WHAT YOU WILL DO »
Across the material below, how many lines contain the word "this"? Give only the number.

## begin EXTRACTED INFORMATION

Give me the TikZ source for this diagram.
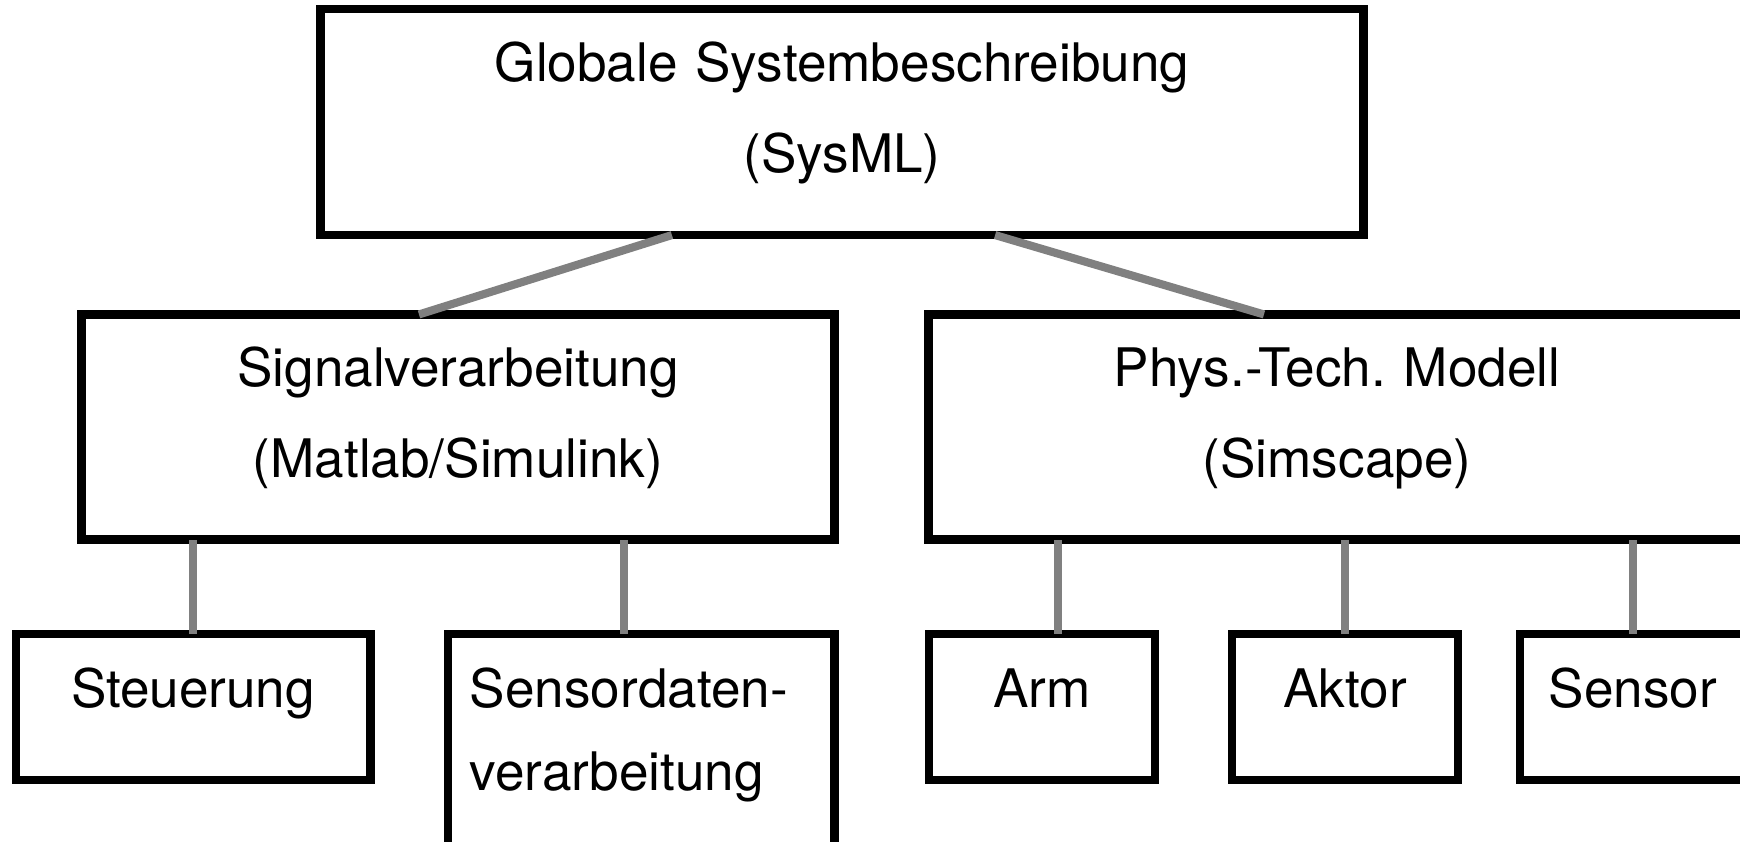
\documentclass[tikz,border=0pt]{standalone}
\usepackage{fontspec}
\setmainfont{TeX Gyre Heros}
\frenchspacing
\tikzstyle{block} = [draw,line width=2.5pt,inner sep=0pt,outer sep=0pt,align=center,
                     font=\fontsize{15.1}{25.6}\selectfont]
\tikzstyle{twoline} = [text height=0pt,text depth=0.8cm]
\tikzstyle{oneline} = [text height=0.3cm,text depth=0.3cm,minimum height=1.46cm]
\tikzstyle{link} = [draw,line width=2.3pt,gray]

\begin{document}
\begin{tikzpicture}[x=0.01cm,y=-0.01cm]
\useasboundingbox (0,0) rectangle (1740,841);
\clip (0,0) rectangle (1740,841);
% top level
\node[block,twoline,text width=10.42cm,minimum height=2.26cm] (sys) at (842,122)
  {Globale Systembeschreibung\\(SysML)};
% second level
\node[block,twoline,text width=7.53cm,minimum height=2.25cm] (sig) at (458,427)
  {Signalverarbeitung\\(Matlab/Simulink)};
\node[block,twoline,text width=8.16cm,minimum height=2.25cm] (phys) at (1337,427)
  {Phys.-Tech. Modell\\(Simscape)};
% third level
\node[block,oneline,minimum width=3.54cm] (steu) at (193,707) {Steuerung};
\node[block,twoline,align=left,text width=3.42cm,minimum width=3.86cm,minimum height=2.26cm]
  (sdv) at (641,747) {Sensordaten-\\[-0.07cm]verarbeitung};
\foreach \pos/\name/\label in {{(1042,707)/arm/Arm}, {(1345,707)/akt/Aktor},
                               {(1633,707)/sen/Sensor}}{
  \node[block,oneline,minimum width=2.26cm] (\name) at \pos {\label};
}
% connectors
\path[link] ([xshift=-1.70cm]sys.south) -- ([xshift=-0.39cm]sig.north);
\path[link] ([xshift=1.53cm]sys.south) -- ([xshift=-0.73cm]phys.north);
\foreach \child/\parent/\dx in {steu/sig/0, sdv/sig/-0.17, arm/phys/0.16,
                                akt/phys/0, sen/phys/0}{
  \path[link] ([xshift=\dx cm]\child.north) -- ([xshift=\dx cm]\child.north |- \parent.south);
}
\end{tikzpicture}
\end{document}
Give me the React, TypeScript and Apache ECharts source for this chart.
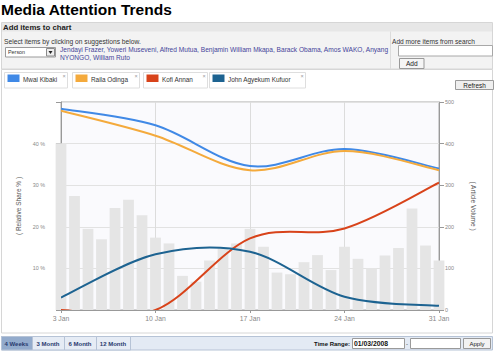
import React, { useEffect, useRef } from "react";
import * as echarts from "echarts";

const days = [
  "3 Jan", "4 Jan", "5 Jan", "6 Jan", "7 Jan", "8 Jan", "9 Jan", "10 Jan", "11 Jan", "12 Jan",
  "13 Jan", "14 Jan", "15 Jan", "16 Jan", "17 Jan", "18 Jan", "19 Jan", "20 Jan", "21 Jan", "22 Jan",
  "23 Jan", "24 Jan", "25 Jan", "26 Jan", "27 Jan", "28 Jan", "29 Jan", "30 Jan", "31 Jan",
];
const articleVolume = [
  401, 274, 195, 170, 245, 265, 228, 174, 160, 82, 68, 119, 148, 160, 195, 152, 90, 86, 115, 132,
  96, 152, 123, 101, 131, 149, 244, 155, 119,
];
// day index (from 3 Jan) of the weekly share readings: 3, 10, 17, 24, 31 Jan
const weekIndex = [0, 7, 14, 21, 28];
const kibaki = [48.4, 44.4, 34.6, 38.7, 34.0];
const raila = [47.9, 41.9, 33.6, 38.2, 33.6];
const annan = [0, 0, 17.2, 19.6, 30.6];
const kufuor = [3.0, 13.4, 14.0, 3.2, 1.0];

const seriesNames = ["Mwai Kibaki", "Raila Odinga", "Kofi Annan", "John Agyekum Kufuor"];
const seriesColors = ["#4089e6", "#f4aa3c", "#d8431a", "#1d6391"];
const leftTickLabels = ["", "10 %", "20 %", "30 %", "40 %", ""];
const rightTickLabels = ["0", "100", "200", "300", "400", "500"];
const suggestions1 = "Jendayi Frazer, Yoweri Museveni, Alfred Mutua, Benjamin William Mkapa, Barack Obama, Amos WAKO, Anyang";
const suggestions2 = "NYONGO, William Ruto";
const tabs = ["4 Weeks", "3 Month", "6 Month", "12 Month"];

const FONT = "Liberation Sans, Arial, sans-serif";

function txt(x: number, y: number, text: string, size: number, fill: string, opts: any = {}) {
  return {
    type: "text",
    x,
    y,
    silent: true,
    z: 10,
    style: {
      text,
      fontSize: size,
      fontFamily: FONT,
      fontWeight: opts.bold ? "bold" : "normal",
      fill,
      align: opts.align || "left",
      verticalAlign: "middle",
    },
  };
}
function box(x: number, y: number, w: number, h: number, fill: string, stroke?: string, z = 1) {
  return {
    type: "rect",
    silent: true,
    z,
    shape: { x, y, width: w, height: h },
    style: { fill, stroke: stroke || null, lineWidth: stroke ? 1 : 0 },
  };
}

// Catmull-Rom spline through pixel points (from the axes' scales) as an SVG path
function splinePath(p: number[][]) {
  let d = `M${p[0][0]},${p[0][1]}`;
  for (let i = 0; i < p.length - 1; i++) {
    const p0 = p[Math.max(i - 1, 0)];
    const p1 = p[i];
    const p2 = p[i + 1];
    const p3 = p[Math.min(i + 2, p.length - 1)];
    const c1x = p1[0] + (p2[0] - p0[0]) / 6;
    const c1y = p1[1] + (p2[1] - p0[1]) / 6;
    const c2x = p2[0] - (p3[0] - p1[0]) / 6;
    const c2y = p2[1] - (p3[1] - p1[1]) / 6;
    d += ` C${c1x},${c1y} ${c2x},${c2y} ${p2[0]},${p2[1]}`;
  }
  return d;
}

export default function App() {
  const ref = useRef<HTMLDivElement>(null);
  useEffect(() => {
    if (!ref.current) return;
    const chart = echarts.init(ref.current, undefined, { renderer: "svg" });

    const chipX = [
      [4, 67],
      [72, 139],
      [143, 207],
      [209, 305],
    ];
    const chips: any[] = [];
    seriesNames.forEach((n, i) => {
      const [a, b] = chipX[i];
      chips.push(box(a + 0.5, 72.5, b - a, 15.5, "#ffffff", "#dedede", 2));
      chips.push(box(a + 3.5, 74.5, 12, 7.5, seriesColors[i], undefined, 3));
      chips.push(txt(a + 19, 79.5, n, 6.4, "#333", {}));
      chips.push(txt(b - 3, 75.5, "×", 5.5, "#999", { align: "center" }));
    });

    const tabX = [
      [1, 32],
      [32, 64],
      [64, 96],
      [96, 130],
    ];
    const tabEls: any[] = [];
    tabs.forEach((t, i) => {
      const [a, b] = tabX[i];
      tabEls.push(box(a + 0.5, 336.5, b - a, 13.5, i === 0 ? "#93abcc" : "#e6ecf5", "#b6c3d6", 3));
      tabEls.push(txt((a + b) / 2, 343.5, t, 6, "#283a6e", { bold: true, align: "center" }));
    });

    const graphic: any[] = [
      txt(1, 9.5, "Media Attention Trends", 15.5, "#000", { bold: true }),
      box(1.5, 22.5, 491, 46.5, "#f3f3f3", "#d6d6d6", 1),
      box(2, 23, 490, 8.5, "#e7e7e7", undefined, 2),
      txt(3, 27, "Add items to chart", 7.8, "#222", { bold: true }),
      { type: "line", silent: true, z: 2, shape: { x1: 390.5, y1: 31.5, x2: 390.5, y2: 69 }, style: { stroke: "#dcdcdc", lineWidth: 1 } },
      txt(4, 41, "Select items by clicking on suggestions below.", 6.7, "#333"),
      box(5.5, 47.5, 50, 9.5, "#ffffff", "#9a9a9a", 2),
      txt(8, 52.3, "Person", 5.4, "#333"),
      box(46.5, 48.5, 8, 7.5, "#eeeeee", "#8a8a8a", 3),
      { type: "polygon", silent: true, z: 4, shape: { points: [[48.5, 51], [52.5, 51], [50.5, 54]] }, style: { fill: "#222" } },
      txt(60, 49, suggestions1, 6.6, "#45459a"),
      txt(60, 57, suggestions2, 6.6, "#45459a"),
      txt(392, 41, "Add more items from search", 6.6, "#333"),
      box(398.5, 45.5, 94, 10.5, "#ffffff", "#a8a8a8", 2),
      box(399.5, 58.5, 24.5, 10, "#f5f5f5", "#999999", 2),
      txt(411.8, 63.5, "Add", 6.6, "#222", { align: "center" }),
      box(1.5, 69.5, 491, 263.5, "rgba(0,0,0,0)", "#d6d6d6", 0),
      ...chips,
      box(455.5, 80.5, 38, 9, "#efefef", "#9a9a9a", 2),
      txt(474.5, 85, "Refresh", 6.4, "#222", { align: "center" }),
      box(1.5, 336.5, 491, 13.5, "#e3eaf4", "#b6c3d6", 2),
      ...tabEls,
      txt(350, 343.5, "Time Range:", 6, "#111", { bold: true, align: "right" }),
      box(352.5, 338.5, 52, 10, "#ffffff", "#9a9a9a", 3),
      txt(354, 343.5, "01/03/2008", 6.8, "#111", { bold: true }),
      txt(407, 343.5, "-", 6, "#333", { align: "center" }),
      box(410.5, 338.5, 50, 10, "#ffffff", "#9a9a9a", 3),
      box(463.5, 338.5, 27, 10, "#f2f2f2", "#999999", 3),
      txt(477, 343.5, "Apply", 6, "#222", { align: "center" }),
    ];

    const lineSeries = [kibaki, raila, annan, kufuor].map((w, i) => {
      const data = w.map((v, k) => [weekIndex[k], v]);
      return {
        name: seriesNames[i],
        type: "custom",
        xAxisIndex: 1,
        yAxisIndex: 0,
        data,
        clip: true,
        z: 3 + i,
        renderItem: (params: any, api: any) => {
          if (params.dataIndex !== 0) return { type: "group", children: [] };
          const pts = data.map((d) => api.coord(d));
          return {
            type: "path",
            shape: { pathData: splinePath(pts) },
            style: { fill: "none", stroke: seriesColors[i], lineWidth: 2 },
          };
        },
      };
    });

    chart.setOption({
      animation: false,
      graphic,
      grid: {
        left: 61,
        right: 61,
        top: 102,
        bottom: 43,
        show: true,
        backgroundColor: "#fafafd",
        borderColor: "#aaaaaa",
        borderWidth: 1,
      },
      xAxis: [
        {
          type: "category",
          data: days,
          boundaryGap: false,
          axisLine: { lineStyle: { color: "#999" } },
          axisTick: { interval: 6, length: 3, lineStyle: { color: "#999" } },
          axisLabel: { interval: 6, fontSize: 6.8, color: "#888", fontFamily: FONT, margin: 5 },
          splitLine: { show: true, interval: 6, lineStyle: { color: "#dcdcdc" } },
        },
        {
          type: "value",
          min: 0,
          max: days.length - 1,
          show: false,
          splitLine: { show: false },
        },
      ],
      yAxis: [
        {
          type: "value",
          min: 0,
          max: 50,
          interval: 10,
          position: "left",
          name: "( Relative Share % )",
          nameLocation: "middle",
          nameRotate: 90,
          nameGap: 33,
          nameTextStyle: { fontSize: 6.5, color: "#555", fontFamily: FONT },
          axisLine: { show: true, lineStyle: { color: "#999" } },
          axisTick: { show: true, length: 5, lineStyle: { color: "#999" } },
          axisLabel: {
            fontSize: 5.4,
            color: "#888",
            fontFamily: FONT,
            margin: 16,
            formatter: (v: number) => leftTickLabels[Math.round(v / 10)] ?? "",
          },
          splitLine: { show: true, lineStyle: { color: "#e2e2e2" } },
        },
        {
          type: "value",
          min: 0,
          max: 500,
          interval: 100,
          position: "right",
          name: "( Article Volume )",
          nameLocation: "middle",
          nameRotate: -90,
          nameGap: 31,
          nameTextStyle: { fontSize: 6.5, color: "#555", fontFamily: FONT },
          axisLine: { show: true, lineStyle: { color: "#999" } },
          axisTick: { show: true, length: 5, lineStyle: { color: "#999" } },
          axisLabel: {
            fontSize: 5.4,
            color: "#888",
            fontFamily: FONT,
            margin: 6,
            formatter: (v: number) => rightTickLabels[Math.round(v / 100)] ?? "",
          },
          splitLine: { show: false },
        },
      ],
      series: [
        {
          name: "Article Volume",
          type: "bar",
          xAxisIndex: 0,
          yAxisIndex: 1,
          data: articleVolume,
          barWidth: "80%",
          itemStyle: { color: "#e5e5e5" },
          z: 1,
        },
        ...lineSeries,
      ],
    });
    return () => chart.dispose();
  }, []);
  return (
    <div
      ref={ref}
      style={{ position: "fixed", left: 0, top: 0, width: 500, height: 353, background: "#fff" }}
    />
  );
}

## end EXTRACTED INFORMATION

FULL ANSWER »
2